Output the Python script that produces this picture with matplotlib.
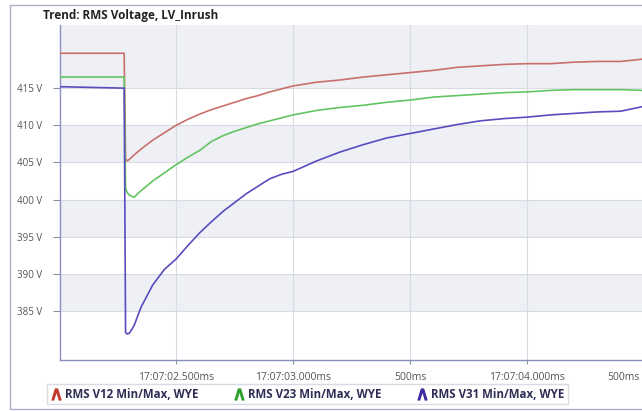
import matplotlib.pyplot as plt
import matplotlib.patches as patches
from matplotlib.lines import Line2D
import numpy as np

plt.rcParams['font.family'] = ['Open Sans', 'DejaVu Sans']

# seconds after 17:07:00
t = [2.00, 2.278, 2.281, 2.284, 2.29, 2.30, 2.32, 2.35, 2.40, 2.45, 2.50,
     2.55, 2.60, 2.65, 2.70, 2.75, 2.80, 2.85, 2.90, 2.95, 3.00,
     3.10, 3.20, 3.30, 3.40, 3.50, 3.60, 3.70, 3.80, 3.90, 4.00,
     4.10, 4.20, 4.30, 4.40, 4.49]

v12 = [419.7, 419.7, 412.0, 405.5, 405.2, 405.4, 406.0, 406.8, 408.0, 409.0, 410.0,
       410.8, 411.5, 412.1, 412.6, 413.1, 413.6, 414.0, 414.5, 414.9, 415.3,
       415.8, 416.1, 416.5, 416.8, 417.1, 417.4, 417.8, 418.0, 418.2, 418.3,
       418.3, 418.5, 418.6, 418.6, 418.9]

v23 = [416.5, 416.5, 408.0, 401.5, 401.0, 400.6, 400.3, 401.2, 402.5, 403.6, 404.7,
       405.7, 406.6, 407.8, 408.6, 409.2, 409.7, 410.2, 410.6, 411.0, 411.4,
       412.0, 412.4, 412.7, 413.1, 413.4, 413.8, 414.0, 414.2, 414.4, 414.5,
       414.7, 414.8, 414.8, 414.8, 414.7]

v31 = [415.2, 415.0, 398.5, 382.1, 381.9, 382.0, 383.0, 385.5, 388.5, 390.6, 392.0,
       393.8, 395.5, 397.0, 398.4, 399.6, 400.8, 401.8, 402.8, 403.4, 403.8,
       405.2, 406.4, 407.4, 408.3, 408.9, 409.5, 410.1, 410.6, 410.9, 411.1,
       411.4, 411.6, 411.8, 411.9, 412.5]

yticks = [385, 390, 395, 400, 405, 410, 415]
xticks = [2.5, 3.0, 3.5, 4.0]
xticklabels = ['17:07:02.500ms', '17:07:03.000ms', '500ms', '17:07:04.000ms']
names = ['RMS V12 Min/Max, WYE', 'RMS V23 Min/Max, WYE', 'RMS V31 Min/Max, WYE']

line_colors = ['#c9706c', '#62c462', '#5a4cc0']
mark_colors = ['#c0392b', '#2ca02c', '#3b2b9e']

fig = plt.figure(figsize=(6.42, 4.11), dpi=100)
ax = fig.add_axes([0.0935, 0.1241, 0.9065, 0.815])

ylo, yhi = 378.4, 423.5
ax.set_ylim(ylo, yhi)
ax.set_xlim(2.004, 4.49)

# alternating background bands
band = '#eef0f5'
for lo, hi in [(385, 390), (395, 400), (405, 410), (415, yhi)]:
    ax.axhspan(lo, hi, color=band, zorder=0, lw=0)

for y in yticks:
    ax.axhline(y, color='#d9dbe2', lw=0.8, zorder=1)
for x in xticks:
    ax.axvline(x, color='#d9dbe2', lw=0.8, zorder=1)

for v, c in zip([v12, v23, v31], line_colors):
    ax.plot(t, v, color=c, lw=1.2, zorder=3)

ax.set_yticks(yticks)
ax.set_yticklabels([f'{y} V' for y in yticks])
ax.set_xticks(xticks)
ax.set_xticklabels(xticklabels)
ax.tick_params(axis='y', labelsize=7, colors='#8a8fa8', labelcolor='#555555',
               length=5, width=0.8, pad=8)
ax.tick_params(axis='x', labelsize=7.5, colors='#8a8fa8', labelcolor='#555555',
               length=3, width=0.8, pad=6)

for s in ['top', 'right']:
    ax.spines[s].set_visible(False)
for s in ['left', 'bottom']:
    ax.spines[s].set_color('#8a8fbf')
    ax.spines[s].set_linewidth(1.0)

# last tick label sits just past the right edge
fig.text(640 / 642, 1 - 377 / 411, '500ms', ha='right', va='center',
         fontsize=7.5, color='#555555')

fig.text(43 / 642, 1 - 16 / 411, 'Trend: RMS Voltage, LV_Inrush',
         ha='left', va='center', fontsize=8.5, fontweight='bold', color='#222222')

# outer frame
fig.patches.append(patches.Rectangle((10 / 642, 2 / 411), 1.0, 404 / 411,
                                     transform=fig.transFigure, fill=False,
                                     edgecolor='#a9adc8', lw=1.0))

handles = [Line2D([], [], ls='none', marker=r'$\wedge$', markersize=8,
                  markeredgewidth=0.8, color=c) for c in mark_colors]
leg = fig.legend(handles, names, loc='lower left', bbox_to_anchor=(47 / 642, 7 / 411),
                 borderaxespad=0, ncol=3, frameon=True, fancybox=False, fontsize=8.3,
                 handlelength=0.9, handletextpad=0.4, columnspacing=3.0,
                 borderpad=0.3, edgecolor='#d0d2dc')
for txt in leg.get_texts():
    txt.set_color('#2e2e55')
    txt.set_fontweight('bold')

fig.savefig('out.png', dpi=100)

What is being asked: Transcribe the material exactly, keeping every word and none of the pictures.

Written response:
Output the Python script that produces this picture with matplotlib.
import matplotlib.pyplot as plt
import matplotlib.patches as patches
from matplotlib.lines import Line2D
import numpy as np

plt.rcParams['font.family'] = ['Open Sans', 'DejaVu Sans']

# seconds after 17:07:00
t = [2.00, 2.278, 2.281, 2.284, 2.29, 2.30, 2.32, 2.35, 2.40, 2.45, 2.50,
     2.55, 2.60, 2.65, 2.70, 2.75, 2.80, 2.85, 2.90, 2.95, 3.00,
     3.10, 3.20, 3.30, 3.40, 3.50, 3.60, 3.70, 3.80, 3.90, 4.00,
     4.10, 4.20, 4.30, 4.40, 4.49]

v12 = [419.7, 419.7, 412.0, 405.5, 405.2, 405.4, 406.0, 406.8, 408.0, 409.0, 410.0,
       410.8, 411.5, 412.1, 412.6, 413.1, 413.6, 414.0, 414.5, 414.9, 415.3,
       415.8, 416.1, 416.5, 416.8, 417.1, 417.4, 417.8, 418.0, 418.2, 418.3,
       418.3, 418.5, 418.6, 418.6, 418.9]

v23 = [416.5, 416.5, 408.0, 401.5, 401.0, 400.6, 400.3, 401.2, 402.5, 403.6, 404.7,
       405.7, 406.6, 407.8, 408.6, 409.2, 409.7, 410.2, 410.6, 411.0, 411.4,
       412.0, 412.4, 412.7, 413.1, 413.4, 413.8, 414.0, 414.2, 414.4, 414.5,
       414.7, 414.8, 414.8, 414.8, 414.7]

v31 = [415.2, 415.0, 398.5, 382.1, 381.9, 382.0, 383.0, 385.5, 388.5, 390.6, 392.0,
       393.8, 395.5, 397.0, 398.4, 399.6, 400.8, 401.8, 402.8, 403.4, 403.8,
       405.2, 406.4, 407.4, 408.3, 408.9, 409.5, 410.1, 410.6, 410.9, 411.1,
       411.4, 411.6, 411.8, 411.9, 412.5]

yticks = [385, 390, 395, 400, 405, 410, 415]
xticks = [2.5, 3.0, 3.5, 4.0]
xticklabels = ['17:07:02.500ms', '17:07:03.000ms', '500ms', '17:07:04.000ms']
names = ['RMS V12 Min/Max, WYE', 'RMS V23 Min/Max, WYE', 'RMS V31 Min/Max, WYE']

line_colors = ['#c9706c', '#62c462', '#5a4cc0']
mark_colors = ['#c0392b', '#2ca02c', '#3b2b9e']

fig = plt.figure(figsize=(6.42, 4.11), dpi=100)
ax = fig.add_axes([0.0935, 0.1241, 0.9065, 0.815])

ylo, yhi = 378.4, 423.5
ax.set_ylim(ylo, yhi)
ax.set_xlim(2.004, 4.49)

# alternating background bands
band = '#eef0f5'
for lo, hi in [(385, 390), (395, 400), (405, 410), (415, yhi)]:
    ax.axhspan(lo, hi, color=band, zorder=0, lw=0)

for y in yticks:
    ax.axhline(y, color='#d9dbe2', lw=0.8, zorder=1)
for x in xticks:
    ax.axvline(x, color='#d9dbe2', lw=0.8, zorder=1)

for v, c in zip([v12, v23, v31], line_colors):
    ax.plot(t, v, color=c, lw=1.2, zorder=3)

ax.set_yticks(yticks)
ax.set_yticklabels([f'{y} V' for y in yticks])
ax.set_xticks(xticks)
ax.set_xticklabels(xticklabels)
ax.tick_params(axis='y', labelsize=7, colors='#8a8fa8', labelcolor='#555555',
               length=5, width=0.8, pad=8)
ax.tick_params(axis='x', labelsize=7.5, colors='#8a8fa8', labelcolor='#555555',
               length=3, width=0.8, pad=6)

for s in ['top', 'right']:
    ax.spines[s].set_visible(False)
for s in ['left', 'bottom']:
    ax.spines[s].set_color('#8a8fbf')
    ax.spines[s].set_linewidth(1.0)

# last tick label sits just past the right edge
fig.text(640 / 642, 1 - 377 / 411, '500ms', ha='right', va='center',
         fontsize=7.5, color='#555555')

fig.text(43 / 642, 1 - 16 / 411, 'Trend: RMS Voltage, LV_Inrush',
         ha='left', va='center', fontsize=8.5, fontweight='bold', color='#222222')

# outer frame
fig.patches.append(patches.Rectangle((10 / 642, 2 / 411), 1.0, 404 / 411,
                                     transform=fig.transFigure, fill=False,
                                     edgecolor='#a9adc8', lw=1.0))

handles = [Line2D([], [], ls='none', marker=r'$\wedge$', markersize=8,
                  markeredgewidth=0.8, color=c) for c in mark_colors]
leg = fig.legend(handles, names, loc='lower left', bbox_to_anchor=(47 / 642, 7 / 411),
                 borderaxespad=0, ncol=3, frameon=True, fancybox=False, fontsize=8.3,
                 handlelength=0.9, handletextpad=0.4, columnspacing=3.0,
                 borderpad=0.3, edgecolor='#d0d2dc')
for txt in leg.get_texts():
    txt.set_color('#2e2e55')
    txt.set_fontweight('bold')

fig.savefig('out.png', dpi=100)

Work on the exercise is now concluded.